8 Responses to “Happy new year”

  1. I will never complain again about my shop being in the low 50’s (F). I can’t imagine what it is like trying to work with tools that might freeze to you. I think the dovetails look ok. I just got back from a museum where I saw a bureau that had dovetails way worse looking then these.
    I’m trying to do dovetails and my gaps can be rented out as garage spaces. Wish I could blame something but its me not practicing when I can and should.
    keep it up
    rjb

  2. Hi,

    Im no DT expert but…. while still considering that you have presented a jolly good 1st effort, I would offer up the following advice. The gaps in your DT appear to be from over trimming the tail and socket parts of the DT at the large shoulders of the joint (the wider part of tail/socket) The inner part of the tail/socket is probably nice and tight, hence the use of the mallet+heavy blows.

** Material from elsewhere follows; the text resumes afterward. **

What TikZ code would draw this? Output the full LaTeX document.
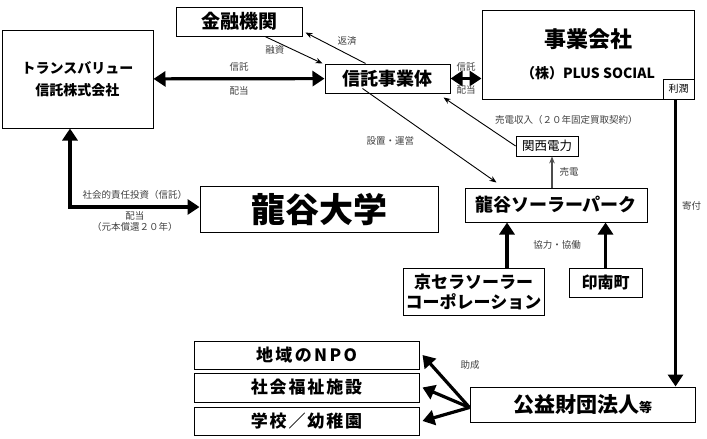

    Next time, just cut the DT with the saw, try the fit, note the high spots of wood, remove the parts and take away very thin slices of waste – continually trying the fit as you go.

    It will take a while for your hand and eye to feel/see when you have removed enough waste so just keep practicing.

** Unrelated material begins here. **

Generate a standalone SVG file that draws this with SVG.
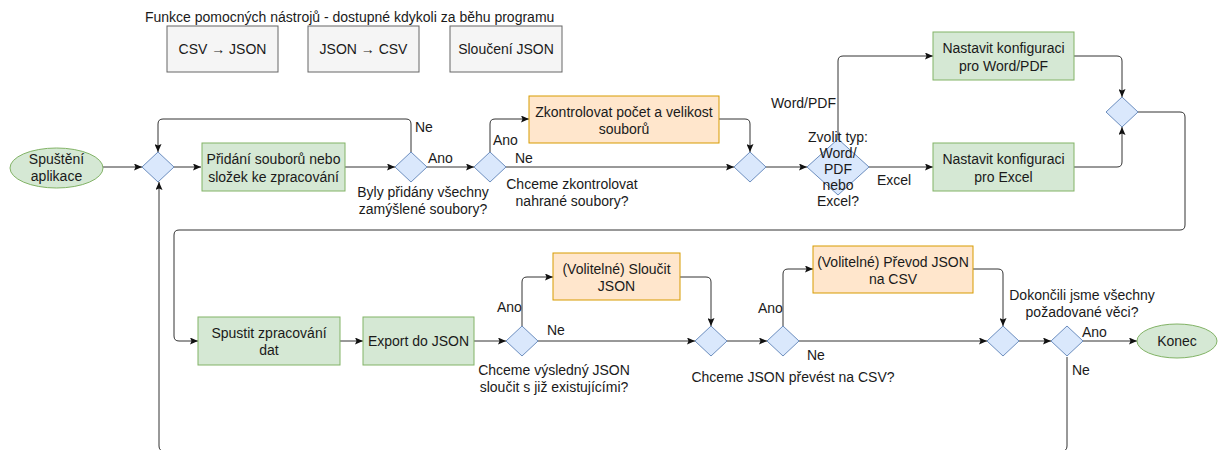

  3. Ralph, Peter, thank you very much for your kind and encouraging words! I can gladly report that my second set of dovetails which I finished two weeks ago looked way better. Not only did I saw much more precise, I also managed to identify the high spots better. (Paring away on the wrong site only enlarges the gaps…)
    However, with the shop being unheated, I caught a cold that knocked me out for the whole week. So I guess I have to postpone further practice until it gets warmer again.

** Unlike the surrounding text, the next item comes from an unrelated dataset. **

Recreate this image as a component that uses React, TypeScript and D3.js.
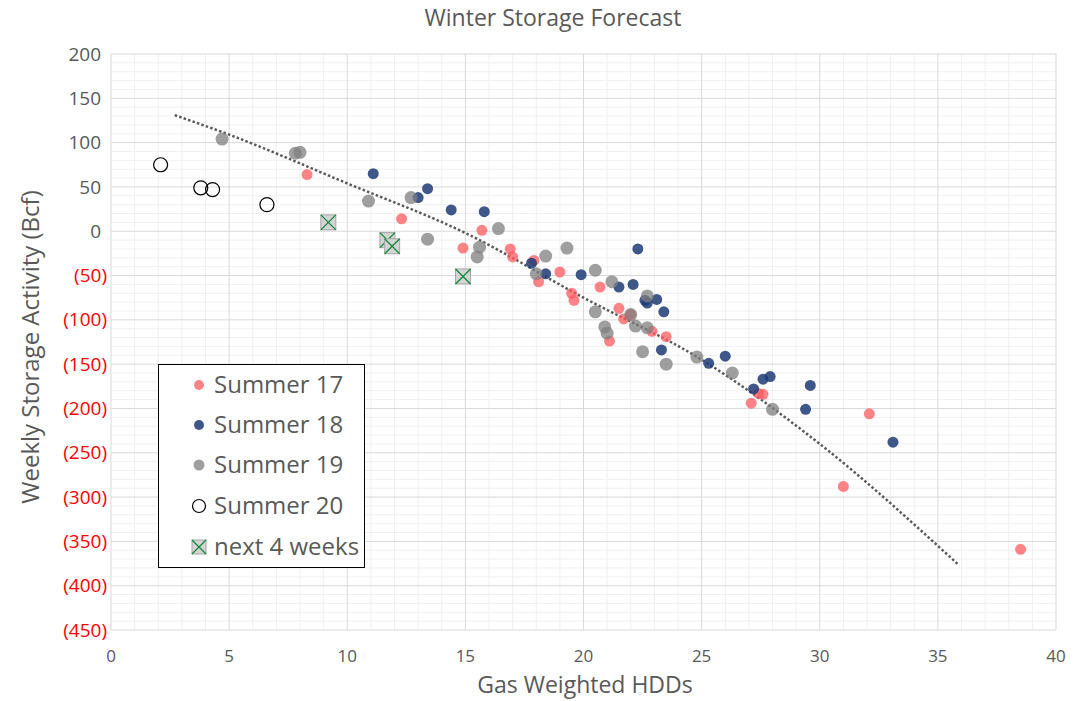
import React from 'react';
import * as d3 from 'd3';

// values: [HDDs, Bcf]
const summer17: [number, number][] = [
  [8.3, 64], [12.3, 14], [14.9, -19], [15.7, 1], [16.9, -20], [17.0, -29], [17.9, -33],
  [18.1, -57], [19.0, -46], [19.5, -70], [19.6, -78], [20.7, -63], [21.5, -87], [21.7, -99],
  [22.0, -94], [22.9, -113], [23.5, -119], [21.1, -124], [27.4, -183], [27.6, -184],
  [27.1, -194], [31.0, -288], [32.1, -206], [38.5, -359],
];

const summer18: [number, number][] = [
  [11.1, 65], [13.4, 48], [13.0, 38], [14.4, 24], [15.8, 22], [17.8, -36], [18.4, -48],
  [19.9, -49], [22.3, -20], [21.5, -63], [22.1, -60], [22.6, -78], [22.7, -81], [23.1, -77],
  [23.4, -91], [23.3, -134], [25.3, -149], [26.0, -141], [27.2, -178], [27.6, -167],
  [27.9, -164], [29.6, -174], [29.4, -201], [33.1, -238],
];

const summer19: [number, number][] = [
  [4.7, 104], [7.8, 88], [8.0, 89], [10.9, 34], [12.7, 38], [13.4, -9], [16.4, 3],
  [15.6, -18], [15.5, -29], [18.0, -48], [18.4, -28], [19.3, -19], [20.5, -44], [21.2, -57],
  [22.7, -73], [22.0, -94], [22.2, -107], [22.7, -109], [20.5, -91], [20.9, -108],
  [21.0, -115], [22.5, -136], [23.5, -150], [24.8, -142], [26.3, -160], [28.0, -201],
];

const summer20: [number, number][] = [[2.1, 75], [3.8, 49], [4.3, 47], [6.6, 30]];

const next4Weeks: [number, number][] = [[9.2, 10], [11.7, -10], [11.9, -17], [14.9, -51]];

// dotted trend line
const trendX = [2.7, 5, 10, 15, 20, 25, 30, 35.9];
const trendY = [131, 109, 54, -2, -75, -145, -240, -377];

const xTicks = [0, 5, 10, 15, 20, 25, 30, 35, 40];
const yTicks = [200, 150, 100, 50, 0, -50, -100, -150, -200, -250, -300, -350, -400, -450];

const legendItems = ['Summer 17', 'Summer 18', 'Summer 19', 'Summer 20', 'next 4 weeks'];

const FONT = '"Open Sans", "Noto Sans", sans-serif';
const TEXT = '#595959';

const x = d3.scaleLinear().domain([0, 40]).range([111, 1056]);
const y = d3.scaleLinear().domain([-450, 200]).range([630, 54]);

const fmt = (v: number) => (v < 0 ? `(${-v})` : `${v}`);

const Square = ({ cx, cy, s = 15 }: { cx: number; cy: number; s?: number }) => (
  <g>
    <rect x={cx - s / 2} y={cy - s / 2} width={s} height={s} fill="#d4d4d4" stroke="#a6a6a6" strokeWidth={1} />
    <line x1={cx - s / 2} y1={cy - s / 2} x2={cx + s / 2} y2={cy + s / 2} stroke="#0f8a3c" strokeWidth={1.3} />
    <line x1={cx - s / 2} y1={cy + s / 2} x2={cx + s / 2} y2={cy - s / 2} stroke="#0f8a3c" strokeWidth={1.3} />
  </g>
);

export default function App() {
  const minorX = d3.range(0, 41, 1).filter((v) => v % 5 !== 0);
  const minorY = d3.range(-450, 201, 10).filter((v) => v % 50 !== 0);

  const trend = d3.line<number>()
    .x((d, i) => x(trendX[i]))
    .y((d) => y(d))
    .curve(d3.curveMonotoneX)(trendY);

  const legendX = 199;
  const legendRows = [385, 425, 465, 506, 547];

  return (
    <svg width={1074} height={701} style={{ position: 'absolute', left: 0, top: 0, background: '#fff' }}>
      <text x={553} y={26} textAnchor="middle" fontFamily={FONT} fontSize={23} fill={TEXT}>
        Winter Storage Forecast
      </text>

      {/* minor grid */}
      {minorX.map((v) => (
        <line key={'mx' + v} x1={x(v)} x2={x(v)} y1={54} y2={630} stroke="#f0f0f0" />
      ))}
      {minorY.map((v) => (
        <line key={'my' + v} x1={111} x2={1056} y1={y(v)} y2={y(v)} stroke="#f0f0f0" />
      ))}
      {/* major grid */}
      {xTicks.map((v) => (
        <line key={'gx' + v} x1={x(v)} x2={x(v)} y1={54} y2={630} stroke="#d9d9d9" />
      ))}
      {yTicks.map((v) => (
        <line key={'gy' + v} x1={111} x2={1056} y1={y(v)} y2={y(v)} stroke="#d9d9d9" />
      ))}

      {/* tick labels */}
      {yTicks.map((v) => (
        <text key={'ty' + v} x={v < 0 ? 107 : 101} y={y(v)} dy="0.35em" textAnchor="end"
          fontFamily={FONT} fontSize={19} fill={v < 0 ? '#ff0000' : TEXT}>
          {fmt(v)}
        </text>
      ))}
      {xTicks.map((v) => (
        <text key={'tx' + v} x={x(v)} y={662} textAnchor="middle" fontFamily={FONT} fontSize={17} fill={TEXT}>
          {v}
        </text>
      ))}

      <text x={585} y={693} textAnchor="middle" fontFamily={FONT} fontSize={23} fill={TEXT}>
        Gas Weighted HDDs
      </text>
      <text transform="translate(31,347) rotate(-90)" textAnchor="middle" dy="0.35em"
        fontFamily={FONT} fontSize={24} fill={TEXT}>
        Weekly Storage Activity (Bcf)
      </text>

      <path d={trend || ''} fill="none" stroke="#5a5a5a" strokeWidth={2.5} strokeDasharray="2.5 2.2" />

      {summer17.map((d, i) => (
        <circle key={'a' + i} cx={x(d[0])} cy={y(d[1])} r={5.5} fill="#ff5a5f" fillOpacity={0.75} />
      ))}
      {summer18.map((d, i) => (
        <circle key={'b' + i} cx={x(d[0])} cy={y(d[1])} r={5.5} fill="#1f3a75" fillOpacity={0.85} />
      ))}
      {summer19.map((d, i) => (
        <circle key={'c' + i} cx={x(d[0])} cy={y(d[1])} r={6.5} fill="#7f7f7f" fillOpacity={0.75} />
      ))}
      {summer20.map((d, i) => (
        <circle key={'d' + i} cx={x(d[0])} cy={y(d[1])} r={7} fill="none" stroke="#000" strokeWidth={1.2} />
      ))}
      {next4Weeks.map((d, i) => (
        <Square key={'e' + i} cx={x(d[0])} cy={y(d[1])} />
      ))}

      {/* legend */}
      <rect x={158.5} y={364.5} width={206} height={203} fill="#fff" stroke="#000" strokeWidth={1} />
      <circle cx={legendX} cy={legendRows[0]} r={5} fill="#ff5a5f" fillOpacity={0.75} />
      <circle cx={legendX} cy={legendRows[1]} r={5} fill="#1f3a75" fillOpacity={0.85} />
      <circle cx={legendX} cy={legendRows[2]} r={5.5} fill="#7f7f7f" fillOpacity={0.75} />
      <circle cx={legendX} cy={legendRows[3]} r={6.5} fill="none" stroke="#000" strokeWidth={1.2} />
      <Square cx={legendX} cy={legendRows[4]} s={14} />
      {legendItems.map((t, i) => (
        <text key={t} x={214} y={legendRows[i]} dy="0.35em" fontFamily={FONT} fontSize={24} fill={TEXT}>
          {t}
        </text>
      ))}
    </svg>
  );
}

  4. I think you and I are in the same boat, Michael. I’ve converted a empty room in my row home basement into a hand-tools-only woodshop. To small and close to neighbors for power tools. I also like how you’re taking it as it comes and not rushing out to buy every new hand tool that comes.

    I think your dovetail looks good for the first one. Even if a woodworker has all the right tools and techniques it still requires the skill, and, to be honest, I think skill has do with mostly muscle memory. Once a woodworkers muscle get used to the angle of the saw or chisel or whatever, things start lining up. That’s been my experience anyway.

    Keep up the good posts. –Alex

  5. That is a fine first dovetail! I just went through this, doing Schwarz’s “dovetail month”. Mine are still not perfect but the sad truth is that I really didn’t feel like I could make decent ones until about #25 or so. It sounds like a lot, but it is actually a bit of fun and the time flies. Indeed, antiques often have pretty gappy joints; I think this is because the joint was meant for structure (as yours above no doubt offers) and were not really meant to be admired. That said, the modern preference for airtight joints is a good one because it does force you to learn craftsmanship. Have you done the “night of a 100 saw cuts”? If you feel you are having trouble with precision sawing, just mark and saw a ton of lines! Do stick with it though; while still a beginner, my current dovetails are 100x better than my first, and they get better each time. There are a lot of nuances not possible to learn from reading, and the only solution is to spend the time.

  6. I think it came out great for a first try. Much better than my first. and second. and third tries.

    I also have an unheated shop, in my garage. I don’t get any practice in the winter time since I can’t stand to be out there with the cold tools. And of course, it’s boiling hot in the summer, so some days are cut short then as well.

    So I guess I have a lot of excuses.

    I need to get a lot more practice in, like Rob suggests.

    I know it works – I have no drill press, so I drilled about 200 holes a few days to prep drilling out an axle of a wooden gear I made – the improvement was awesome. Final result wasn’t machine-perfect, but it was enough that the wobble was well within my required tolerances.

  7. small white font on black background is extraordinarily difficult to read!!!!!!